The riverside: walks, sunset and drinks nearby
The Lonja's best asset is just outside its windows. It sits on the Guadalquivir right by the Triana bridge, which means a meal here folds naturally into the prettiest stretch of riverside walking in the city. Step out and you can stroll the El Arenal bank past the Torre del Oro, drift up toward the Plaza de Toros, or cross the bridge into Triana for a different, more local evening of bars and flamenco. The water, the bridges and the Triana skyline make this a golden-hour magnet, and the timing works neatly: graze early, then walk off the meal as the light turns.

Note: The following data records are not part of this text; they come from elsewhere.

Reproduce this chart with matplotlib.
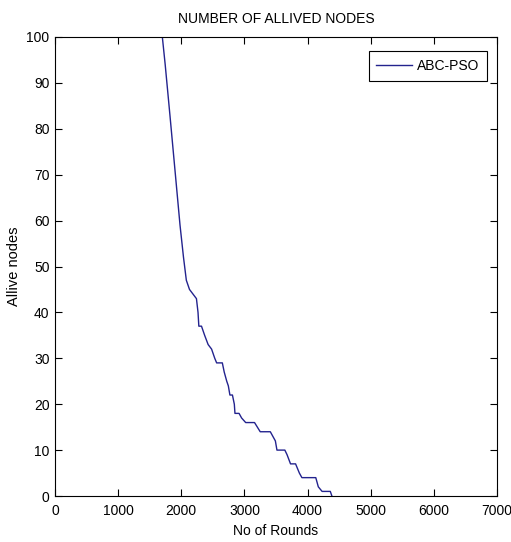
import numpy as np
import matplotlib
matplotlib.use("Agg")
import matplotlib.pyplot as plt

plt.rcParams['font.family'] = ['Liberation Sans', 'DejaVu Sans']

# rounds vs alive nodes
rounds = [1700, 1745, 1820, 1900, 1980, 2035, 2080, 2130, 2185, 2240, 2265, 2278,
          2320, 2370, 2425, 2480, 2530, 2560, 2650, 2680, 2720, 2745, 2770, 2810,
          2840, 2850, 2915, 2955, 3020, 3040, 3160, 3250, 3410, 3490, 3515, 3640,
          3675, 3730, 3810, 3870, 3910, 4130, 4170, 4230, 4360, 4385]
alive = [100, 94, 83, 71, 59, 52, 47, 45, 44, 43, 40, 37,
         37, 35, 33, 32, 30, 29, 29, 27, 25, 24, 22, 22,
         20, 18, 18, 17, 16, 16, 16, 14, 14, 12, 10, 10,
         9, 7, 7, 5, 4, 4, 2, 1, 1, 0]

xticks = [0, 1000, 2000, 3000, 4000, 5000, 6000, 7000]
yticks = [0, 10, 20, 30, 40, 50, 60, 70, 80, 90, 100]

fig = plt.figure(figsize=(5.11, 5.42), dpi=100)
ax = fig.add_axes([55/511, 1-496/542, 442/511, 459/542])

ax.plot(rounds, alive, color='#23238e', lw=1.0, label='ABC-PSO')

ax.set_xlim(0, 7000)
ax.set_ylim(0, 100)
ax.set_xticks(xticks)
ax.set_yticks(yticks)
ax.tick_params(direction='in', length=5, width=0.8, top=True, right=True,
               labelsize=10, pad=4)
ax.tick_params(axis='x', pad=6)
for s in ax.spines.values():
    s.set_linewidth(0.8)

ax.set_title('NUMBER OF ALLIVED NODES', fontsize=10, pad=10)
ax.set_xlabel('No of Rounds', fontsize=10, labelpad=4)
ax.set_ylabel('Allive nodes', fontsize=10.5)
ax.yaxis.set_label_coords(-0.078, 0.5)

leg = ax.legend(loc='upper right', fontsize=10, fancybox=False, framealpha=1,
                edgecolor='black', handlelength=2.6, handletextpad=0.3,
                borderpad=0.55, bbox_to_anchor=(0.992, 0.984))
leg.get_frame().set_linewidth(0.8)

fig.savefig('out.png', dpi=100)
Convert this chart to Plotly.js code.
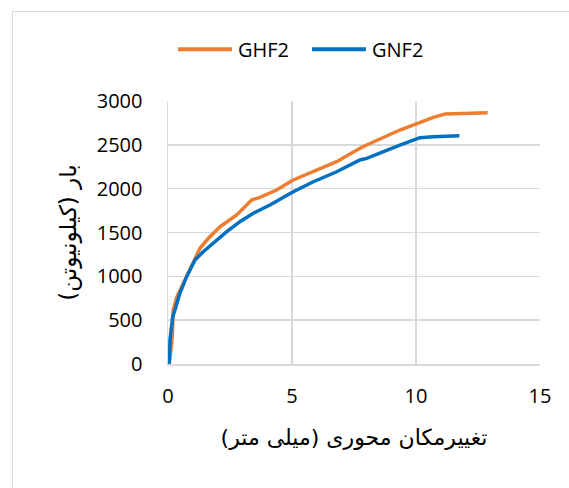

For a drink, you're spoilt. You can simply have your copa inside the hall, or take the romance up a notch on one of the riverside terraces near the bridge, which fill at sunset for exactly this view. If you want a higher, more dressed-up vantage, the city's rooftop bars give you the river and the monuments from above. However you play it, treat the Lonja as one beat in a riverside evening rather than the whole of it — eat, then walk the water, then find a terrace for the last of the light.
- On foot — the Torre del Oro, Plaza de Toros and the El Arenal riverbank are a short walk away.
- Across the bridge — Triana for a more local evening of tapas and flamenco.
- Golden hour — the river, bridges and Triana skyline make this a prime sunset spot.
- For a drink — a copa inside the hall, a riverside terrace at the bridge, or a rooftop bar for the view from above.